▶ INSTRUCTIONS TO FOLLOW
Set down each line of the data below exactly as it stands, dropping the pictures.

◇ ◇ ◇

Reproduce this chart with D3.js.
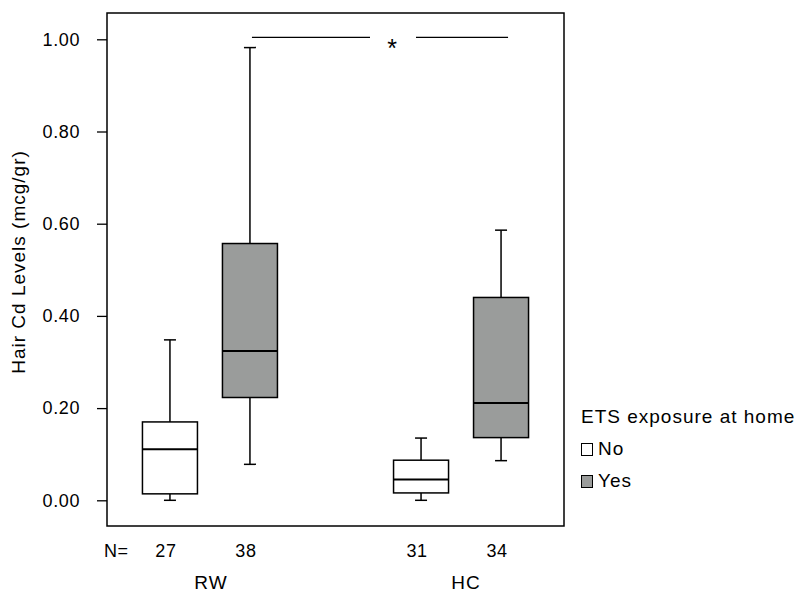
<!DOCTYPE html>
<html>
<head>
<meta charset="utf-8">
<script src="https://cdn.jsdelivr.net/npm/d3@7"></script>
<style>
  body { margin: 0; background: #fff; }
  text { font-family: "Liberation Sans", Arial, Helvetica, sans-serif; fill: #000; }
</style>
</head>
<body>
<div id="chart"></div>
<script>
// data
var groups = ["RW", "HC"];
var exposures = ["No", "Yes"];
var sampleN = [27, 38, 31, 34];
var whiskerLow = [0.000, 0.078, 0.000, 0.086];
var q1 = [0.014, 0.223, 0.016, 0.136];
var medians = [0.111, 0.324, 0.045, 0.211];
var q3 = [0.170, 0.557, 0.087, 0.440];
var whiskerHigh = [0.348, 0.982, 0.135, 0.586];
var yTicks = [0, 0.2, 0.4, 0.6, 0.8, 1.0];
var sigLevel = 1.004;

var width = 798, height = 594;
var frameL = 107, frameR = 564, frameT = 13, frameB = 526;
var boxColors = {"No": "#ffffff", "Yes": "#9a9c9b"};

var boxes = [];
for (var i = 0; i < sampleN.length; i++) {
    boxes.push({
        group: groups[Math.floor(i / 2)],
        exposure: exposures[i % 2],
        n: sampleN[i],
        lo: whiskerLow[i], q1: q1[i], med: medians[i], q3: q3[i], hi: whiskerHigh[i]
    });
}

var svg = d3.select("#chart").append("svg")
    .attr("width", width)
    .attr("height", height);

var x0 = d3.scalePoint().domain(groups).range([frameL, frameR]).padding(0.41);
var x1 = d3.scalePoint().domain(exposures).range([-40, 40]);
var y = d3.scaleLinear().domain([0, 1]).range([500.3, 39.3]);

var boxW = 55, capW = 12;
function cx(d) { return x0(d.group) + x1(d.exposure); }

// frame
svg.append("rect")
    .attr("x", frameL).attr("y", frameT)
    .attr("width", frameR - frameL).attr("height", frameB - frameT)
    .attr("fill", "none").attr("stroke", "#000").attr("stroke-width", 1.5);

// y axis ticks
var yAxis = d3.axisLeft(y).tickValues(yTicks).tickFormat(d3.format(".2f")).tickSize(10).tickPadding(17);
var ya = svg.append("g").attr("transform", "translate(" + frameL + ",0)").call(yAxis);
ya.select(".domain").remove();
ya.selectAll("line").attr("stroke", "#000").attr("stroke-width", 1.3);
ya.selectAll("text")
    .style("font-size", "18px")
    .style("letter-spacing", "0.6px")
    .style("font-family", "Liberation Sans, Arial, sans-serif");

svg.append("text")
    .attr("transform", "translate(25," + 262 + ") rotate(-90)")
    .attr("text-anchor", "middle")
    .style("font-size", "19px")
    .style("letter-spacing", "1px")
    .text("Hair Cd Levels (mcg/gr)");

// boxes
var bx = svg.append("g").selectAll("g").data(boxes).enter().append("g");

bx.append("line")
    .attr("x1", cx).attr("x2", cx)
    .attr("y1", function(d) { return y(d.hi); })
    .attr("y2", function(d) { return y(d.q3); })
    .attr("stroke", "#000").attr("stroke-width", 1.5);
bx.append("line")
    .attr("x1", cx).attr("x2", cx)
    .attr("y1", function(d) { return y(d.q1); })
    .attr("y2", function(d) { return y(d.lo); })
    .attr("stroke", "#000").attr("stroke-width", 1.5);
bx.append("line")
    .attr("x1", function(d) { return cx(d) - capW / 2; })
    .attr("x2", function(d) { return cx(d) + capW / 2; })
    .attr("y1", function(d) { return y(d.hi); })
    .attr("y2", function(d) { return y(d.hi); })
    .attr("stroke", "#000").attr("stroke-width", 1.5);
bx.append("line")
    .attr("x1", function(d) { return cx(d) - capW / 2; })
    .attr("x2", function(d) { return cx(d) + capW / 2; })
    .attr("y1", function(d) { return y(d.lo); })
    .attr("y2", function(d) { return y(d.lo); })
    .attr("stroke", "#000").attr("stroke-width", 1.5);
bx.append("rect")
    .attr("x", function(d) { return cx(d) - boxW / 2; })
    .attr("y", function(d) { return y(d.q3); })
    .attr("width", boxW)
    .attr("height", function(d) { return y(d.q1) - y(d.q3); })
    .attr("fill", function(d) { return boxColors[d.exposure]; })
    .attr("stroke", "#000").attr("stroke-width", 1.5);
bx.append("line")
    .attr("x1", function(d) { return cx(d) - boxW / 2; })
    .attr("x2", function(d) { return cx(d) + boxW / 2; })
    .attr("y1", function(d) { return y(d.med); })
    .attr("y2", function(d) { return y(d.med); })
    .attr("stroke", "#000").attr("stroke-width", 2);

// significance bracket between the two "Yes" boxes
var sx1 = cx(boxes[1]) + 2, sx2 = cx(boxes[3]) + 7;
var sMid = (sx1 + sx2) / 2 + 12;
svg.append("line")
    .attr("x1", sx1).attr("x2", sMid - 22)
    .attr("y1", y(sigLevel)).attr("y2", y(sigLevel))
    .attr("stroke", "#000").attr("stroke-width", 1.3);
svg.append("line")
    .attr("x1", sMid + 24).attr("x2", sx2)
    .attr("y1", y(sigLevel)).attr("y2", y(sigLevel))
    .attr("stroke", "#000").attr("stroke-width", 1.3);
svg.append("text")
    .attr("x", sMid).attr("y", y(sigLevel) + 20)
    .attr("text-anchor", "middle")
    .style("font-size", "25px")
    .text("*");

// N labels
svg.append("text").attr("x", 104).attr("y", 557)
    .style("font-size", "18px").style("letter-spacing", "0.5px").text("N=");
svg.selectAll(".nlab").data(boxes).enter().append("text")
    .attr("class", "nlab")
    .attr("x", function(d) { return cx(d) - 4; })
    .attr("y", 557)
    .attr("text-anchor", "middle")
    .style("font-size", "18px")
    .style("letter-spacing", "0.6px")
    .text(function(d) { return d.n; });

// group labels
svg.selectAll(".glab").data(groups).enter().append("text")
    .attr("class", "glab")
    .attr("x", function(d, i) { return x0(d) + (i === 0 ? 1 : 5); })
    .attr("y", 589)
    .attr("text-anchor", "middle")
    .style("font-size", "19px")
    .style("letter-spacing", "1px")
    .text(function(d) { return d; });

// legend
var lg = svg.append("g").attr("transform", "translate(581,0)");
lg.append("text").attr("x", 0).attr("y", 423)
    .style("font-size", "19px").style("letter-spacing", "1px")
    .text("ETS exposure at home");
var li = lg.selectAll(".li").data(exposures).enter().append("g")
    .attr("transform", function(d, i) { return "translate(0," + (443 + i * 32) + ")"; });
li.append("rect")
    .attr("x", 0.5).attr("y", 0.5).attr("width", 11).attr("height", 12)
    .attr("fill", function(d) { return boxColors[d]; })
    .attr("stroke", "#000").attr("stroke-width", 1);
li.append("text")
    .attr("x", 17).attr("y", 12)
    .style("font-size", "19px")
    .style("letter-spacing", "1px")
    .text(function(d) { return d; });
</script>
</body>
</html>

◇ ◇ ◇

▶ RESULT FOR THIS TASK
Reproduce this chart with D3.js.
<!DOCTYPE html>
<html>
<head>
<meta charset="utf-8">
<script src="https://cdn.jsdelivr.net/npm/d3@7"></script>
<style>
  body { margin: 0; background: #fff; }
  text { font-family: "Liberation Sans", Arial, Helvetica, sans-serif; fill: #000; }
</style>
</head>
<body>
<div id="chart"></div>
<script>
// data
var groups = ["RW", "HC"];
var exposures = ["No", "Yes"];
var sampleN = [27, 38, 31, 34];
var whiskerLow = [0.000, 0.078, 0.000, 0.086];
var q1 = [0.014, 0.223, 0.016, 0.136];
var medians = [0.111, 0.324, 0.045, 0.211];
var q3 = [0.170, 0.557, 0.087, 0.440];
var whiskerHigh = [0.348, 0.982, 0.135, 0.586];
var yTicks = [0, 0.2, 0.4, 0.6, 0.8, 1.0];
var sigLevel = 1.004;

var width = 798, height = 594;
var frameL = 107, frameR = 564, frameT = 13, frameB = 526;
var boxColors = {"No": "#ffffff", "Yes": "#9a9c9b"};

var boxes = [];
for (var i = 0; i < sampleN.length; i++) {
    boxes.push({
        group: groups[Math.floor(i / 2)],
        exposure: exposures[i % 2],
        n: sampleN[i],
        lo: whiskerLow[i], q1: q1[i], med: medians[i], q3: q3[i], hi: whiskerHigh[i]
    });
}

var svg = d3.select("#chart").append("svg")
    .attr("width", width)
    .attr("height", height);

var x0 = d3.scalePoint().domain(groups).range([frameL, frameR]).padding(0.41);
var x1 = d3.scalePoint().domain(exposures).range([-40, 40]);
var y = d3.scaleLinear().domain([0, 1]).range([500.3, 39.3]);

var boxW = 55, capW = 12;
function cx(d) { return x0(d.group) + x1(d.exposure); }

// frame
svg.append("rect")
    .attr("x", frameL).attr("y", frameT)
    .attr("width", frameR - frameL).attr("height", frameB - frameT)
    .attr("fill", "none").attr("stroke", "#000").attr("stroke-width", 1.5);

// y axis ticks
var yAxis = d3.axisLeft(y).tickValues(yTicks).tickFormat(d3.format(".2f")).tickSize(10).tickPadding(17);
var ya = svg.append("g").attr("transform", "translate(" + frameL + ",0)").call(yAxis);
ya.select(".domain").remove();
ya.selectAll("line").attr("stroke", "#000").attr("stroke-width", 1.3);
ya.selectAll("text")
    .style("font-size", "18px")
    .style("letter-spacing", "0.6px")
    .style("font-family", "Liberation Sans, Arial, sans-serif");

svg.append("text")
    .attr("transform", "translate(25," + 262 + ") rotate(-90)")
    .attr("text-anchor", "middle")
    .style("font-size", "19px")
    .style("letter-spacing", "1px")
    .text("Hair Cd Levels (mcg/gr)");

// boxes
var bx = svg.append("g").selectAll("g").data(boxes).enter().append("g");

bx.append("line")
    .attr("x1", cx).attr("x2", cx)
    .attr("y1", function(d) { return y(d.hi); })
    .attr("y2", function(d) { return y(d.q3); })
    .attr("stroke", "#000").attr("stroke-width", 1.5);
bx.append("line")
    .attr("x1", cx).attr("x2", cx)
    .attr("y1", function(d) { return y(d.q1); })
    .attr("y2", function(d) { return y(d.lo); })
    .attr("stroke", "#000").attr("stroke-width", 1.5);
bx.append("line")
    .attr("x1", function(d) { return cx(d) - capW / 2; })
    .attr("x2", function(d) { return cx(d) + capW / 2; })
    .attr("y1", function(d) { return y(d.hi); })
    .attr("y2", function(d) { return y(d.hi); })
    .attr("stroke", "#000").attr("stroke-width", 1.5);
bx.append("line")
    .attr("x1", function(d) { return cx(d) - capW / 2; })
    .attr("x2", function(d) { return cx(d) + capW / 2; })
    .attr("y1", function(d) { return y(d.lo); })
    .attr("y2", function(d) { return y(d.lo); })
    .attr("stroke", "#000").attr("stroke-width", 1.5);
bx.append("rect")
    .attr("x", function(d) { return cx(d) - boxW / 2; })
    .attr("y", function(d) { return y(d.q3); })
    .attr("width", boxW)
    .attr("height", function(d) { return y(d.q1) - y(d.q3); })
    .attr("fill", function(d) { return boxColors[d.exposure]; })
    .attr("stroke", "#000").attr("stroke-width", 1.5);
bx.append("line")
    .attr("x1", function(d) { return cx(d) - boxW / 2; })
    .attr("x2", function(d) { return cx(d) + boxW / 2; })
    .attr("y1", function(d) { return y(d.med); })
    .attr("y2", function(d) { return y(d.med); })
    .attr("stroke", "#000").attr("stroke-width", 2);

// significance bracket between the two "Yes" boxes
var sx1 = cx(boxes[1]) + 2, sx2 = cx(boxes[3]) + 7;
var sMid = (sx1 + sx2) / 2 + 12;
svg.append("line")
    .attr("x1", sx1).attr("x2", sMid - 22)
    .attr("y1", y(sigLevel)).attr("y2", y(sigLevel))
    .attr("stroke", "#000").attr("stroke-width", 1.3);
svg.append("line")
    .attr("x1", sMid + 24).attr("x2", sx2)
    .attr("y1", y(sigLevel)).attr("y2", y(sigLevel))
    .attr("stroke", "#000").attr("stroke-width", 1.3);
svg.append("text")
    .attr("x", sMid).attr("y", y(sigLevel) + 20)
    .attr("text-anchor", "middle")
    .style("font-size", "25px")
    .text("*");

// N labels
svg.append("text").attr("x", 104).attr("y", 557)
    .style("font-size", "18px").style("letter-spacing", "0.5px").text("N=");
svg.selectAll(".nlab").data(boxes).enter().append("text")
    .attr("class", "nlab")
    .attr("x", function(d) { return cx(d) - 4; })
    .attr("y", 557)
    .attr("text-anchor", "middle")
    .style("font-size", "18px")
    .style("letter-spacing", "0.6px")
    .text(function(d) { return d.n; });

// group labels
svg.selectAll(".glab").data(groups).enter().append("text")
    .attr("class", "glab")
    .attr("x", function(d, i) { return x0(d) + (i === 0 ? 1 : 5); })
    .attr("y", 589)
    .attr("text-anchor", "middle")
    .style("font-size", "19px")
    .style("letter-spacing", "1px")
    .text(function(d) { return d; });

// legend
var lg = svg.append("g").attr("transform", "translate(581,0)");
lg.append("text").attr("x", 0).attr("y", 423)
    .style("font-size", "19px").style("letter-spacing", "1px")
    .text("ETS exposure at home");
var li = lg.selectAll(".li").data(exposures).enter().append("g")
    .attr("transform", function(d, i) { return "translate(0," + (443 + i * 32) + ")"; });
li.append("rect")
    .attr("x", 0.5).attr("y", 0.5).attr("width", 11).attr("height", 12)
    .attr("fill", function(d) { return boxColors[d]; })
    .attr("stroke", "#000").attr("stroke-width", 1);
li.append("text")
    .attr("x", 17).attr("y", 12)
    .style("font-size", "19px")
    .style("letter-spacing", "1px")
    .text(function(d) { return d; });
</script>
</body>
</html>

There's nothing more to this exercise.